DATA SECTION
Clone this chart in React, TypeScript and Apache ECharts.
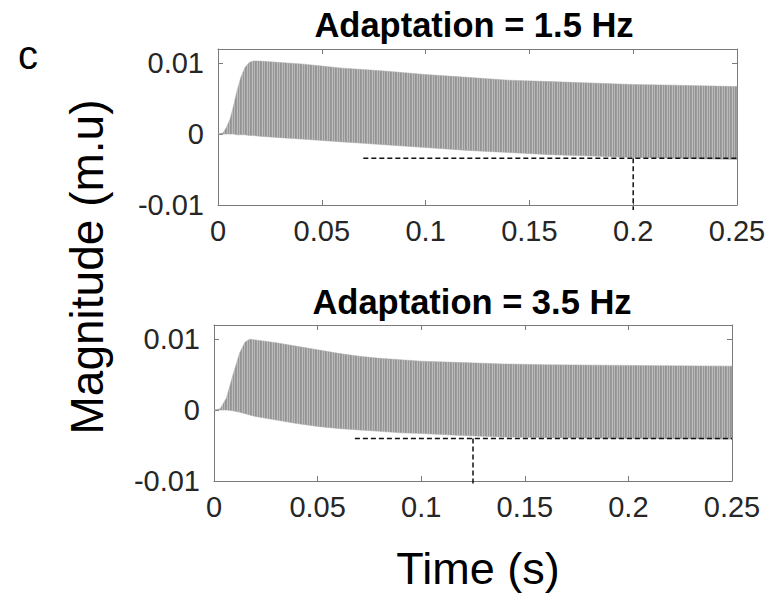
import React, { useEffect, useRef } from "react";
import * as echarts from "echarts";

// ---- Data ----
const xTicks = [0, 0.05, 0.1, 0.15, 0.2, 0.25];
const yTicks = [-0.01, 0, 0.01];

// Top panel (Adaptation = 1.5 Hz): envelope of the oscillating response
const topTime = [0, 0.0025, 0.004, 0.0058, 0.0075, 0.009, 0.011, 0.013, 0.015, 0.017, 0.02, 0.03, 0.04, 0.05, 0.06, 0.07, 0.08, 0.1, 0.12, 0.14, 0.16, 0.18, 0.2, 0.22, 0.25];
const topUpper = [0, 0.0002, 0.0009, 0.0021, 0.004, 0.0059, 0.008, 0.0094, 0.0101, 0.0103, 0.0103, 0.0101, 0.0099, 0.0096, 0.0093, 0.0091, 0.0089, 0.0084, 0.008, 0.0076, 0.0074, 0.0072, 0.007, 0.0069, 0.0067];
const topLower = [0, 0, 0, 0, 0, -0.0001, -0.0001, -0.0001, -0.0002, -0.0002, -0.0003, -0.0005, -0.0007, -0.0009, -0.0011, -0.0013, -0.0015, -0.0019, -0.0023, -0.0026, -0.0029, -0.0031, -0.0033, -0.0034, -0.0036];

// Bottom panel (Adaptation = 3.5 Hz)
const bottomTime = [0, 0.003, 0.006, 0.009, 0.0124, 0.015, 0.0172, 0.02, 0.03, 0.04, 0.05, 0.06, 0.07, 0.08, 0.09, 0.1, 0.12, 0.14, 0.16, 0.2, 0.25];
const bottomUpper = [0, 0.0002, 0.0017, 0.0048, 0.0081, 0.0096, 0.01, 0.0099, 0.0095, 0.009, 0.0085, 0.008, 0.0076, 0.0073, 0.0071, 0.0069, 0.0067, 0.0065, 0.0064, 0.0063, 0.0062];
const bottomLower = [0, 0, 0, -0.0001, -0.0003, -0.0005, -0.0007, -0.0009, -0.0014, -0.0019, -0.0023, -0.0026, -0.0028, -0.003, -0.0032, -0.0033, -0.0036, -0.0038, -0.0039, -0.004, -0.0041];

// Dashed markers: steady-state level, where it starts, and the vertical marker time
const panelTitles = ["Adaptation = 1.5 Hz", "Adaptation = 3.5 Hz"];
const markerLevels = [-0.0034, -0.004];
const markerStarts = [0.07, 0.068];
const markerTimes = [0.2, 0.125];
const markerEnd = 0.25;
const markerBottom = -0.0107;

const FONT = "'Liberation Sans', Arial, Helvetica, sans-serif";
const AXIS_COLOR = "#7a7a7a";
const LABEL_COLOR = "#262626";

const grids = [
  { left: 218, top: 49, width: 519, height: 156 },
  { left: 214, top: 325, width: 518, height: 156 },
];

function isTick(v: number) {
  return Math.abs(v * 100 - Math.round(v * 100)) < 1e-6;
}

function makeStripeFill(): any {
  try {
    const c = document.createElement("canvas");
    c.width = 5;
    c.height = 1;
    const ctx = c.getContext("2d");
    if (!ctx) return "#a4a4a4";
    const cols = ["#939393", "#9c9c9c", "#bcbcbc", "#979797", "#b8b8b8"];
    cols.forEach((col, i) => {
      ctx.fillStyle = col;
      ctx.fillRect(i, 0, 1, 1);
    });
    return { image: c, repeat: "repeat" };
  } catch (e) {
    return "#a4a4a4";
  }
}

export default function App() {
  const ref = useRef<HTMLDivElement>(null);

  useEffect(() => {
    if (!ref.current) return;
    const chart = echarts.init(ref.current, null, { renderer: "svg" });
    const stripeFill = makeStripeFill();

    const xAxes: any[] = [];
    const yAxes: any[] = [];
    const series: any[] = [];
    const panels = [
      { time: topTime, upper: topUpper, lower: topLower },
      { time: bottomTime, upper: bottomUpper, lower: bottomLower },
    ];

    panels.forEach((p, gi) => {
      const base = {
        gridIndex: gi,
        type: "value",
        axisLine: { show: true, onZero: false, lineStyle: { color: AXIS_COLOR, width: 1 } },
        axisTick: { show: true, inside: true, length: 5, lineStyle: { color: AXIS_COLOR } },
        splitLine: { show: false },
      };
      xAxes.push({
        ...base,
        position: "bottom",
        min: xTicks[0],
        max: xTicks[xTicks.length - 1],
        interval: 0.05,
        axisLabel: {
          show: true,
          margin: 11,
          fontSize: 29,
          color: LABEL_COLOR,
          fontFamily: FONT,
          formatter: (v: number) => String(Number(v.toFixed(3))),
        },
      });
      xAxes.push({
        ...base,
        position: "top",
        min: xTicks[0],
        max: xTicks[xTicks.length - 1],
        interval: 0.05,
        axisLabel: { show: false },
      });
      yAxes.push({
        ...base,
        position: "left",
        min: yTicks[0],
        max: 0.012,
        interval: 0.01,
        axisLabel: {
          show: true,
          margin: 14,
          fontSize: 29,
          color: LABEL_COLOR,
          fontFamily: FONT,
          showMaxLabel: false,
          formatter: (v: number) => (isTick(v) ? String(Number(v.toFixed(3))) : ""),
        },
      });
      yAxes.push({
        ...base,
        position: "right",
        min: yTicks[0],
        max: 0.012,
        interval: 0.01,
        axisLabel: { show: false },
      });

      const data = p.time.map((t, i) => [t, p.upper[i], p.lower[i]]);
      series.push({
        type: "custom",
        xAxisIndex: gi * 2,
        yAxisIndex: gi * 2,
        data,
        encode: { x: 0, y: [1, 2] },
        silent: true,
        renderItem: (params: any, api: any) => {
          if (params.dataIndex !== 0) return null;
          const pts: number[][] = [];
          for (let i = 0; i < p.time.length; i++) pts.push(api.coord([p.time[i], p.upper[i]]));
          for (let i = p.time.length - 1; i >= 0; i--) pts.push(api.coord([p.time[i], p.lower[i]]));
          return {
            type: "polygon",
            shape: { points: pts },
            style: { fill: stripeFill, stroke: "#a8a8a8", lineWidth: 0.5 },
          };
        },
      });

      const dash = { color: "#111", width: 1.5, type: [5, 3] };
      series.push({
        type: "line",
        xAxisIndex: gi * 2,
        yAxisIndex: gi * 2,
        data: [
          [markerStarts[gi], markerLevels[gi]],
          [markerEnd, markerLevels[gi]],
        ],
        symbol: "none",
        silent: true,
        clip: false,
        lineStyle: dash,
      });
      series.push({
        type: "line",
        xAxisIndex: gi * 2,
        yAxisIndex: gi * 2,
        data: [
          [markerTimes[gi], markerLevels[gi]],
          [markerTimes[gi], markerBottom],
        ],
        symbol: "none",
        silent: true,
        clip: false,
        lineStyle: dash,
      });
    });

    const text = (x: number, y: number, t: string, size: number, weight: string, rotation = 0) => ({
      type: "text",
      x,
      y,
      rotation,
      style: {
        text: t,
        fontSize: size,
        fontWeight: weight,
        fontFamily: FONT,
        fill: "#000",
        align: "center",
        verticalAlign: "middle",
      },
    });

    chart.setOption({
      animation: false,
      backgroundColor: "#ffffff",
      grid: grids.map((g) => ({ ...g, containLabel: false })),
      xAxis: xAxes,
      yAxis: yAxes,
      series,
      graphic: [
        text(474, 25, panelTitles[0], 34.5, "bold"),
        text(472, 302, panelTitles[1], 34.5, "bold"),
        text(87, 267, "Magnitude (m.u)", 46, "normal", Math.PI / 2),
        text(478, 568, "Time (s)", 45, "normal"),
        text(28, 55, "c", 40, "normal"),
      ],
    });

    return () => chart.dispose();
  }, []);

  return (
    <div
      ref={ref}
      style={{ position: "fixed", left: 0, top: 0, width: 776, height: 601, background: "#fff" }}
    />
  );
}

PROBLEM DESCRIPTION
Write out an exact copy of the listing, first line through the line containing "-0.0039, -0.004, -0.0041];", with the pictures left out.

COMPLETED EXERCISE
Clone this chart in React, TypeScript and Apache ECharts.
import React, { useEffect, useRef } from "react";
import * as echarts from "echarts";

// ---- Data ----
const xTicks = [0, 0.05, 0.1, 0.15, 0.2, 0.25];
const yTicks = [-0.01, 0, 0.01];

// Top panel (Adaptation = 1.5 Hz): envelope of the oscillating response
const topTime = [0, 0.0025, 0.004, 0.0058, 0.0075, 0.009, 0.011, 0.013, 0.015, 0.017, 0.02, 0.03, 0.04, 0.05, 0.06, 0.07, 0.08, 0.1, 0.12, 0.14, 0.16, 0.18, 0.2, 0.22, 0.25];
const topUpper = [0, 0.0002, 0.0009, 0.0021, 0.004, 0.0059, 0.008, 0.0094, 0.0101, 0.0103, 0.0103, 0.0101, 0.0099, 0.0096, 0.0093, 0.0091, 0.0089, 0.0084, 0.008, 0.0076, 0.0074, 0.0072, 0.007, 0.0069, 0.0067];
const topLower = [0, 0, 0, 0, 0, -0.0001, -0.0001, -0.0001, -0.0002, -0.0002, -0.0003, -0.0005, -0.0007, -0.0009, -0.0011, -0.0013, -0.0015, -0.0019, -0.0023, -0.0026, -0.0029, -0.0031, -0.0033, -0.0034, -0.0036];

// Bottom panel (Adaptation = 3.5 Hz)
const bottomTime = [0, 0.003, 0.006, 0.009, 0.0124, 0.015, 0.0172, 0.02, 0.03, 0.04, 0.05, 0.06, 0.07, 0.08, 0.09, 0.1, 0.12, 0.14, 0.16, 0.2, 0.25];
const bottomUpper = [0, 0.0002, 0.0017, 0.0048, 0.0081, 0.0096, 0.01, 0.0099, 0.0095, 0.009, 0.0085, 0.008, 0.0076, 0.0073, 0.0071, 0.0069, 0.0067, 0.0065, 0.0064, 0.0063, 0.0062];
const bottomLower = [0, 0, 0, -0.0001, -0.0003, -0.0005, -0.0007, -0.0009, -0.0014, -0.0019, -0.0023, -0.0026, -0.0028, -0.003, -0.0032, -0.0033, -0.0036, -0.0038, -0.0039, -0.004, -0.0041];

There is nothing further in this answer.